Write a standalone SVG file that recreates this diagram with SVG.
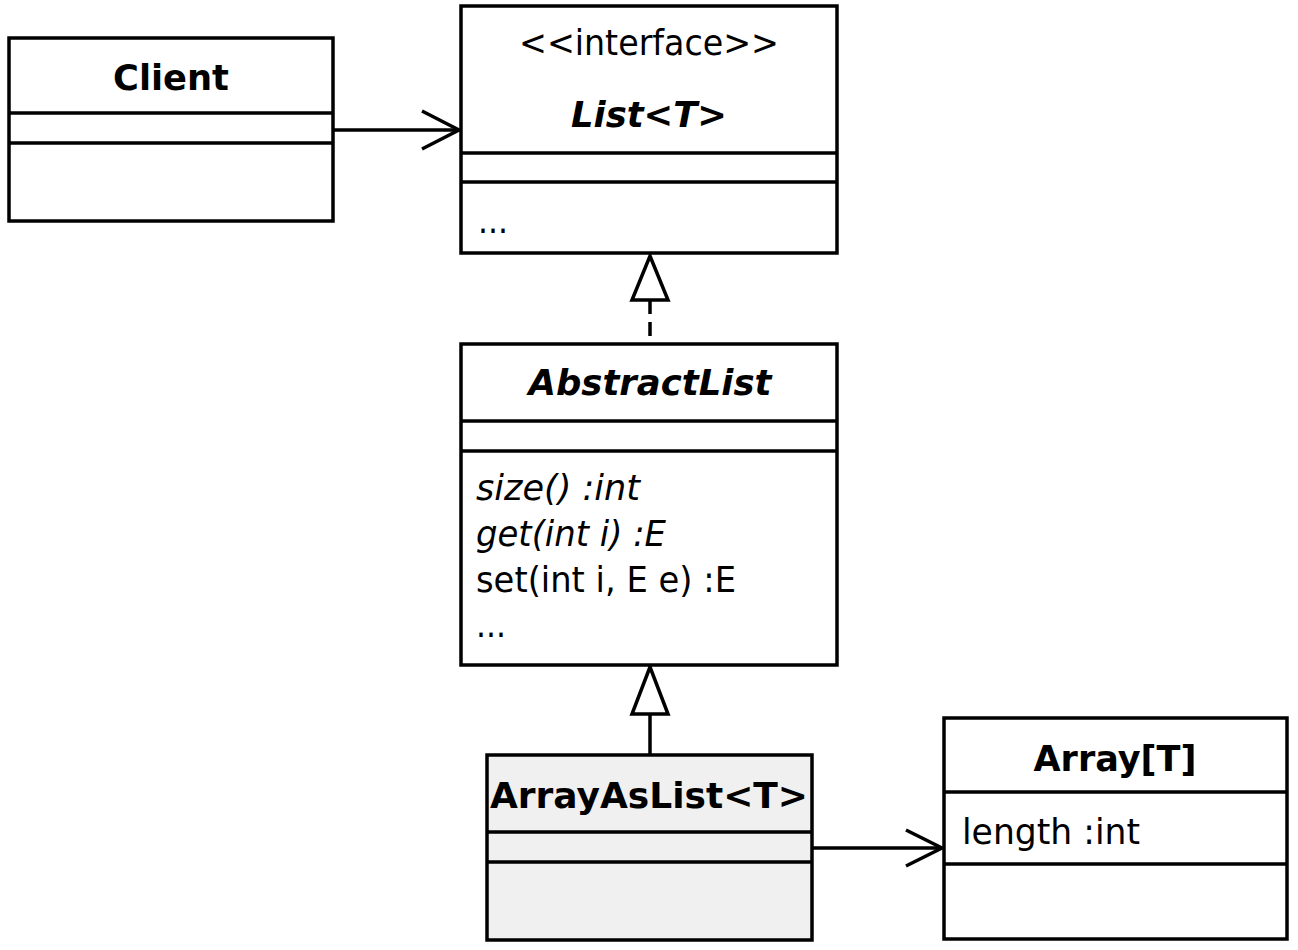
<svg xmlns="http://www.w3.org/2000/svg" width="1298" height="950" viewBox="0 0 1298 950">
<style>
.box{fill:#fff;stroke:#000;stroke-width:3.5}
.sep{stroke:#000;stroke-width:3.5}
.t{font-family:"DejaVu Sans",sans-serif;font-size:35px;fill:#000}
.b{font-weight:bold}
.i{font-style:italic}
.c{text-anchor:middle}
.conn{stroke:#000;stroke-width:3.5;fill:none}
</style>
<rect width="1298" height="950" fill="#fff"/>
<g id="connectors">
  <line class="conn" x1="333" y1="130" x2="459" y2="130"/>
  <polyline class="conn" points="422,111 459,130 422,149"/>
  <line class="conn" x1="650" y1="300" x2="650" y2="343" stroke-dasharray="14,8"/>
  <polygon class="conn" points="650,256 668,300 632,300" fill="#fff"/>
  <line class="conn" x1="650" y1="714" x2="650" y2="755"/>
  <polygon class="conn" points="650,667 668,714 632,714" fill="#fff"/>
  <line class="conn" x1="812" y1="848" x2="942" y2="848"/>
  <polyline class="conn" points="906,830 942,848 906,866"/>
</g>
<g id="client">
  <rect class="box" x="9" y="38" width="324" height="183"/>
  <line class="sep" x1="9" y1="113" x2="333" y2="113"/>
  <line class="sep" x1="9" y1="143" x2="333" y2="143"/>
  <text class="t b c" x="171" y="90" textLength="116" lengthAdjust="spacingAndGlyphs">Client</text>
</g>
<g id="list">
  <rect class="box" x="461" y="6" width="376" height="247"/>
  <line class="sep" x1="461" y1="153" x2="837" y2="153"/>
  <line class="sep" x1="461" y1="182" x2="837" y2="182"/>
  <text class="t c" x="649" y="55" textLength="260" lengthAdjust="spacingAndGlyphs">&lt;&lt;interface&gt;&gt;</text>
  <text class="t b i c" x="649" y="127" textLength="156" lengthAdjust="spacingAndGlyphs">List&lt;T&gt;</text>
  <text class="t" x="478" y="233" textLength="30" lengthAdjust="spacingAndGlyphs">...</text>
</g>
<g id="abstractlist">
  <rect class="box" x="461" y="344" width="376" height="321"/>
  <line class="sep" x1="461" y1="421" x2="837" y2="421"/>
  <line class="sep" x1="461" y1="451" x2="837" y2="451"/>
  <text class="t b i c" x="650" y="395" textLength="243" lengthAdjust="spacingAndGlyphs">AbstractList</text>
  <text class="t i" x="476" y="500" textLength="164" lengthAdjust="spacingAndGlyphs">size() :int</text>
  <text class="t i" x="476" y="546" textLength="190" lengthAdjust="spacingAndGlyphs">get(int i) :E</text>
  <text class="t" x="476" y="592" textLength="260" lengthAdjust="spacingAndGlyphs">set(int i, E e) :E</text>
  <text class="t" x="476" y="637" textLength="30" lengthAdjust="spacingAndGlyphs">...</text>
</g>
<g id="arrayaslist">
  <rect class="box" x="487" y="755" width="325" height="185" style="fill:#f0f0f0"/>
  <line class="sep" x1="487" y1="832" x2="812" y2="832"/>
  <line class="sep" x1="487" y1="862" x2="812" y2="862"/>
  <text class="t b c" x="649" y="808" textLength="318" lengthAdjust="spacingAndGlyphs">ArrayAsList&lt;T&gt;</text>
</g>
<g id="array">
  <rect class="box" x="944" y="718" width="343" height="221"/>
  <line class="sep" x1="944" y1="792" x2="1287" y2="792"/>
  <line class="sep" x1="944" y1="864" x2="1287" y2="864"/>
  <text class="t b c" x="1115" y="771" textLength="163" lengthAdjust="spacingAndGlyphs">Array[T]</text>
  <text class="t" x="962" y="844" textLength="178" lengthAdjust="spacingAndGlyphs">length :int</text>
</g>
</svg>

== == ==

▸ Task statement: Copy out all the data exactly; skip the pictures.

▸ Final answer:
Write a standalone SVG file that recreates this diagram with SVG.
<svg xmlns="http://www.w3.org/2000/svg" width="1298" height="950" viewBox="0 0 1298 950">
<style>
.box{fill:#fff;stroke:#000;stroke-width:3.5}
.sep{stroke:#000;stroke-width:3.5}
.t{font-family:"DejaVu Sans",sans-serif;font-size:35px;fill:#000}
.b{font-weight:bold}
.i{font-style:italic}
.c{text-anchor:middle}
.conn{stroke:#000;stroke-width:3.5;fill:none}
</style>
<rect width="1298" height="950" fill="#fff"/>
<g id="connectors">
  <line class="conn" x1="333" y1="130" x2="459" y2="130"/>
  <polyline class="conn" points="422,111 459,130 422,149"/>
  <line class="conn" x1="650" y1="300" x2="650" y2="343" stroke-dasharray="14,8"/>
  <polygon class="conn" points="650,256 668,300 632,300" fill="#fff"/>
  <line class="conn" x1="650" y1="714" x2="650" y2="755"/>
  <polygon class="conn" points="650,667 668,714 632,714" fill="#fff"/>
  <line class="conn" x1="812" y1="848" x2="942" y2="848"/>
  <polyline class="conn" points="906,830 942,848 906,866"/>
</g>
<g id="client">
  <rect class="box" x="9" y="38" width="324" height="183"/>
  <line class="sep" x1="9" y1="113" x2="333" y2="113"/>
  <line class="sep" x1="9" y1="143" x2="333" y2="143"/>
  <text class="t b c" x="171" y="90" textLength="116" lengthAdjust="spacingAndGlyphs">Client</text>
</g>
<g id="list">
  <rect class="box" x="461" y="6" width="376" height="247"/>
  <line class="sep" x1="461" y1="153" x2="837" y2="153"/>
  <line class="sep" x1="461" y1="182" x2="837" y2="182"/>
  <text class="t c" x="649" y="55" textLength="260" lengthAdjust="spacingAndGlyphs">&lt;&lt;interface&gt;&gt;</text>
  <text class="t b i c" x="649" y="127" textLength="156" lengthAdjust="spacingAndGlyphs">List&lt;T&gt;</text>
  <text class="t" x="478" y="233" textLength="30" lengthAdjust="spacingAndGlyphs">...</text>
</g>
<g id="abstractlist">
  <rect class="box" x="461" y="344" width="376" height="321"/>
  <line class="sep" x1="461" y1="421" x2="837" y2="421"/>
  <line class="sep" x1="461" y1="451" x2="837" y2="451"/>
  <text class="t b i c" x="650" y="395" textLength="243" lengthAdjust="spacingAndGlyphs">AbstractList</text>
  <text class="t i" x="476" y="500" textLength="164" lengthAdjust="spacingAndGlyphs">size() :int</text>
  <text class="t i" x="476" y="546" textLength="190" lengthAdjust="spacingAndGlyphs">get(int i) :E</text>
  <text class="t" x="476" y="592" textLength="260" lengthAdjust="spacingAndGlyphs">set(int i, E e) :E</text>
  <text class="t" x="476" y="637" textLength="30" lengthAdjust="spacingAndGlyphs">...</text>
</g>
<g id="arrayaslist">
  <rect class="box" x="487" y="755" width="325" height="185" style="fill:#f0f0f0"/>
  <line class="sep" x1="487" y1="832" x2="812" y2="832"/>
  <line class="sep" x1="487" y1="862" x2="812" y2="862"/>
  <text class="t b c" x="649" y="808" textLength="318" lengthAdjust="spacingAndGlyphs">ArrayAsList&lt;T&gt;</text>
</g>
<g id="array">
  <rect class="box" x="944" y="718" width="343" height="221"/>
  <line class="sep" x1="944" y1="792" x2="1287" y2="792"/>
  <line class="sep" x1="944" y1="864" x2="1287" y2="864"/>
  <text class="t b c" x="1115" y="771" textLength="163" lengthAdjust="spacingAndGlyphs">Array[T]</text>
  <text class="t" x="962" y="844" textLength="178" lengthAdjust="spacingAndGlyphs">length :int</text>
</g>
</svg>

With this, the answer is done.